For some reason this morning I woke up thinking of the old joke about pigs and chickens in relation to commitment.  I'm sure you all know it, and many tell it better than I do.  When you consider the 'full British breakfast,' you discover the difference between pigs and chickens - whilst the chicken has an investment in the process, the pig is totally committed.  I think this emerged from my subconscious because I'd been pondering both the Luke 9 'follow me' implications, especially 'let the dead bury their own dead, you must proclaim the Kingdom of God,' and the John 'unless an ear of wheat falls to the ground and dies.'  In a couple of weeks we have Vision Day Part II at church, and somewhere in all the thinking and discerning these things will fit.  Tomorrow the estate agent comes to see me about selling our defunct building, a chapter is drawing to a close and my largely elderly congregation do need to get their heads around some big issues.  But whether we are pigs or chickens...
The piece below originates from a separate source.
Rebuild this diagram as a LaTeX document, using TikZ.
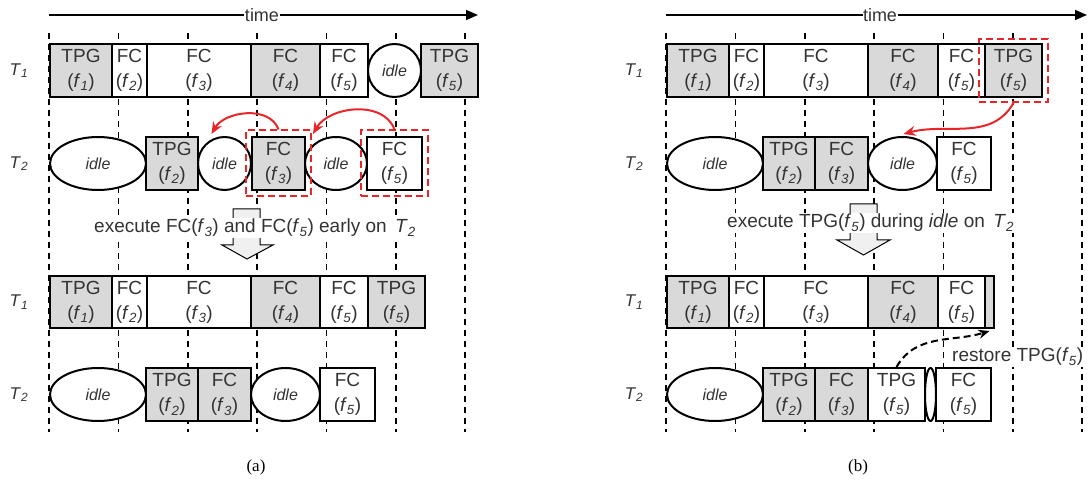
\documentclass[tikz,border=0pt]{standalone}
\usepackage{fontspec}
\setmainfont{Liberation Sans}
\newfontfamily\capfont{Liberation Serif}
\usetikzlibrary{shapes.geometric,arrows.meta,fit,calc}
\definecolor{txt}{HTML}{333333}
\definecolor{boxgray}{HTML}{D9D9D9}
\definecolor{arrgray}{HTML}{F0F0F0}
\definecolor{mark}{HTML}{E8262A}
\newcommand\fx[1]{(\textit{f}\textsubscript{\textit{#1}})}
\newcommand\thr[1]{\textit{T}\textsubscript{\textit{#1}}}
\tikzset{
  task/.style={rectangle, draw=black, line width=2pt, minimum height=53pt, inner sep=0pt,
    anchor=west, align=center, text=txt, font=\fontsize{19}{25}\selectfont},
  tg/.style={task, fill=boxgray},
  tw/.style={task, fill=white},
  idl/.style={ellipse, draw=black, line width=2pt, fill=white, minimum height=53pt, inner sep=0pt,
    anchor=west, text=txt, font=\fontsize{16}{16}\selectfont\itshape},
  gridline/.style={line width=1.6pt, dash pattern=on 6pt off 5pt},
  sel/.style={rectangle, draw=mark, line width=2pt, dash pattern=on 7pt off 4pt, inner xsep=5pt},
  move/.style={draw=mark, line width=2pt, -{Stealth[length=12pt,width=10pt]}},
  restore/.style={line width=2pt, dash pattern=on 7pt off 4pt, -{Stealth[length=11pt,width=9pt]}},
  lbl/.style={text=txt, font=\fontsize{19}{19}\selectfont, fill=white, inner sep=1pt},
  thread/.style={text=txt, font=\fontsize{17}{17}\selectfont},
  hollow/.style={draw=black, line width=1pt, fill=arrgray},
  timeline/.style={line width=1.6pt, -{Triangle[length=12pt,width=10pt]}},
}
\begin{document}
\begin{tikzpicture}[x=1pt,y=-1pt]
\useasboundingbox (0,0) rectangle (1088,481);

% time slots
\foreach \x in {49,118.3,187.7,257,326.3,395.7,465,666,735.3,804.7,874,943.3,1012.7,1082}
  \draw[gridline] (\x,33) -- (\x,432);

% time axes
\coordinate (ta0) at (49,15);  \coordinate (ta1) at (478,15);
\coordinate (tb0) at (666,15); \coordinate (tb1) at (1087,15);
\draw[timeline] (ta0) -- (ta1);
\draw[timeline] (tb0) -- (tb1);
\node[lbl, font=\fontsize{18}{18}\selectfont, inner sep=0.5pt] (timea) at (262,15) {time};
\node[lbl, font=\fontsize{18}{18}\selectfont, inner sep=0.5pt] (timeb) at (880,15) {time};

% thread labels
\foreach \px/\nm in {19/a,634/b} {
  \node[thread] (\nm t1) at (\px,70.5) {\thr{1}};
  \node[thread] (\nm t2) at (\px,163.5) {\thr{2}};
  \node[thread] (\nm t3) at (\px,302) {\thr{1}};
  \node[thread] (\nm t4) at (\px,394.5) {\thr{2}};
}

% hollow transition arrows
\draw[hollow] (233,209) -- (260,209) -- (260,245) -- (273,245) -- (247,259)
  -- (222,245) -- (233,245) -- cycle;
\draw[hollow] (850,204) -- (877,204) -- (877,240) -- (890,240) -- (863.5,255)
  -- (837,240) -- (850,240) -- cycle;
\node[lbl, anchor=west] (nota) at (93,228)
  {execute FC\fx{3} and FC\fx{5} early on \,\thr{2}};
\node[lbl, anchor=west] (notb) at (726,223)
  {execute TPG\fx{5} during \textit{idle} on \,\thr{2}};

% ---------- (a) before ----------
\node[tg, minimum width=62pt]  (a11) at (49,70.5)  {TPG\\\fx{1}};
\node[tw, minimum width=35pt]  (a12) at (111,70.5) {FC\\\fx{2}};
\node[tw, minimum width=104pt] (a13) at (146,70.5) {FC\\\fx{3}};
\node[tg, minimum width=69pt]  (a14) at (250,70.5) {FC\\\fx{4}};
\node[tw, minimum width=48pt]  (a15) at (319,70.5) {FC\\\fx{5}};
\node[idl, minimum width=53pt] (a16) at (367,70.5) {idle};
\node[tg, minimum width=57pt]  (a17) at (420,70.5) {TPG\\\fx{5}};

\node[idl, minimum width=96pt] (a21) at (49,163.5)  {idle};
\node[tg, minimum width=52pt]  (a22) at (145,163.5) {TPG\\\fx{2}};
\node[idl, minimum width=53pt] (a23) at (197,163.5) {idle};
\node[tg, minimum width=53pt]  (a24) at (251,163.5) {FC\\\fx{3}};
\node[idl, minimum width=62pt] (a25) at (304,163.5) {idle};
\node[tw, minimum width=55pt]  (a26) at (366,163.5) {FC\\\fx{5}};
\node[sel, inner ysep=5.5pt, fit=(a24)] (sa24) {};
\node[sel, inner ysep=5.5pt, fit=(a26)] (sa26) {};
\draw[move] (sa24.north) to[out=110,in=60] ($(a23.north)+(-13,-2)$);
\draw[move] (sa26.north) to[out=110,in=60] ($(a25.north)+(-23,-2)$);

% ---------- (a) after ----------
\node[tg, minimum width=62pt, minimum height=52pt]  (b11) at (49,302)  {TPG\\\fx{1}};
\node[tw, minimum width=35pt, minimum height=52pt]  (b12) at (111,302) {FC\\\fx{2}};
\node[tw, minimum width=104pt, minimum height=52pt] (b13) at (146,302) {FC\\\fx{3}};
\node[tg, minimum width=69pt, minimum height=52pt]  (b14) at (250,302) {FC\\\fx{4}};
\node[tw, minimum width=48pt, minimum height=52pt]  (b15) at (319,302) {FC\\\fx{5}};
\node[tg, minimum width=57pt, minimum height=52pt]  (b16) at (367,302) {TPG\\\fx{5}};

\node[idl, minimum width=96pt] (b21) at (49,394.5)  {idle};
\node[tg, minimum width=52pt]  (b22) at (145,394.5) {TPG\\\fx{2}};
\node[tg, minimum width=53pt]  (b23) at (197,394.5) {FC\\\fx{3}};
\node[idl, minimum width=69pt] (b24) at (250,394.5) {idle};
\node[tw, minimum width=55pt]  (b25) at (319,394.5) {FC\\\fx{5}};

% ---------- (b) before ----------
\node[tg, minimum width=62pt]  (c11) at (666,70.5) {TPG\\\fx{1}};
\node[tw, minimum width=35pt]  (c12) at (728,70.5) {FC\\\fx{2}};
\node[tw, minimum width=104pt] (c13) at (763,70.5) {FC\\\fx{3}};
\node[tg, minimum width=70pt]  (c14) at (867,70.5) {FC\\\fx{4}};
\node[tw, minimum width=47pt]  (c15) at (937,70.5) {FC\\\fx{5}};
\node[tg, minimum width=57pt]  (c16) at (984,70.5) {TPG\\\fx{5}};
\node[sel, inner ysep=4pt, fit=(c16)] (sc16) {};

\node[idl, minimum width=96pt] (c21) at (666,163.5) {idle};
\node[tg, minimum width=52pt]  (c22) at (762,163.5) {TPG\\\fx{2}};
\node[tg, minimum width=53pt]  (c23) at (814,163.5) {FC\\\fx{3}};
\node[idl, minimum width=69pt] (c24) at (867,163.5) {idle};
\node[tw, minimum width=54pt]  (c25) at (936,163.5) {FC\\\fx{5}};
\draw[move] (sc16.south) to[out=240,in=15] ($(c24.north)+(1,-2)$);

% ---------- (b) after ----------
\node[tg, minimum width=62pt, minimum height=52pt]  (d11) at (666,302) {TPG\\\fx{1}};
\node[tw, minimum width=35pt, minimum height=52pt]  (d12) at (728,302) {FC\\\fx{2}};
\node[tw, minimum width=104pt, minimum height=52pt] (d13) at (763,302) {FC\\\fx{3}};
\node[tg, minimum width=70pt, minimum height=52pt]  (d14) at (867,302) {FC\\\fx{4}};
\node[tw, minimum width=47pt, minimum height=52pt]  (d15) at (937,302) {FC\\\fx{5}};
\node[tg, minimum width=9pt, minimum height=52pt]   (d16) at (984,302) {};

\node[idl, minimum width=96pt] (d21) at (666,394.5) {idle};
\node[tg, minimum width=52pt]  (d22) at (762,394.5) {TPG\\\fx{2}};
\node[tg, minimum width=53pt]  (d23) at (814,394.5) {FC\\\fx{3}};
\node[tw, minimum width=57pt]  (d24) at (867,394.5) {TPG\\\fx{5}};
\node[idl, minimum width=11pt] (d25) at (924,394.5) {};
\node[tw, minimum width=55pt]  (d26) at (935,394.5) {FC\\\fx{5}};
\node[lbl, anchor=west] (rest) at (951,357) {restore TPG\fx{5}};
\draw[restore] (d24.north) to[out=60,in=197] ($(d16.south)+(0,2)$);

% captions
\node[font=\capfont\fontsize{17}{17}\selectfont] (capa) at (256,467) {(a)};
\node[font=\capfont\fontsize{17}{17}\selectfont] (capb) at (858,467) {(b)};
\end{tikzpicture}
\end{document}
Later on today I have to go to the optician for the annual regime of weird and wonderful tests to show whether the genetic glaucoma has hit me yet (it won't for at least 20 years based on the forbears who have/had it).  I don't enjoy these tests one bit, they leave my eyes sore and tired, but they are necessary to maintain my vision.  And I guess there is something similar about the process of church or minister self-examination: it isn't very pleasant, but it is necessary for health.  "Where there is no vision the people perish."  I recall a particularly poor sermon that used this text and got all muddled up with reference to spectacles and contact lenses, but it did have one useful message, namely that 'vision' is more than 'dream', it is actually about the ability to see clearly and accurately what the situation is.

Writing this random stuff, I find an old prayer, that was used in primary school assemblies, returning to my mind.  The recollection may not be perfect - it is more than 35 years since I last recited it - but it seems appropriate...

Oh Holy Jesus, most merciful redeemer, friend and brother

May we see Thee more clearly

Love Thee more dearly

And follow Thee more nearly

Day by day

Amen.

The Prayer of St Richard (?)

Comments

  • I could email you, but this is just as easy. You should find that the only bill next week is for the amount of alcohol you drink and any other little 'extras' you may indulge in.

  • Thanks Sean. Clearly given my drinking habits I'll need bank loan then (not)!

  • ... of Chichester.

    Great prayer. I reckon that as long as pray along with old Dickie things are basically sound.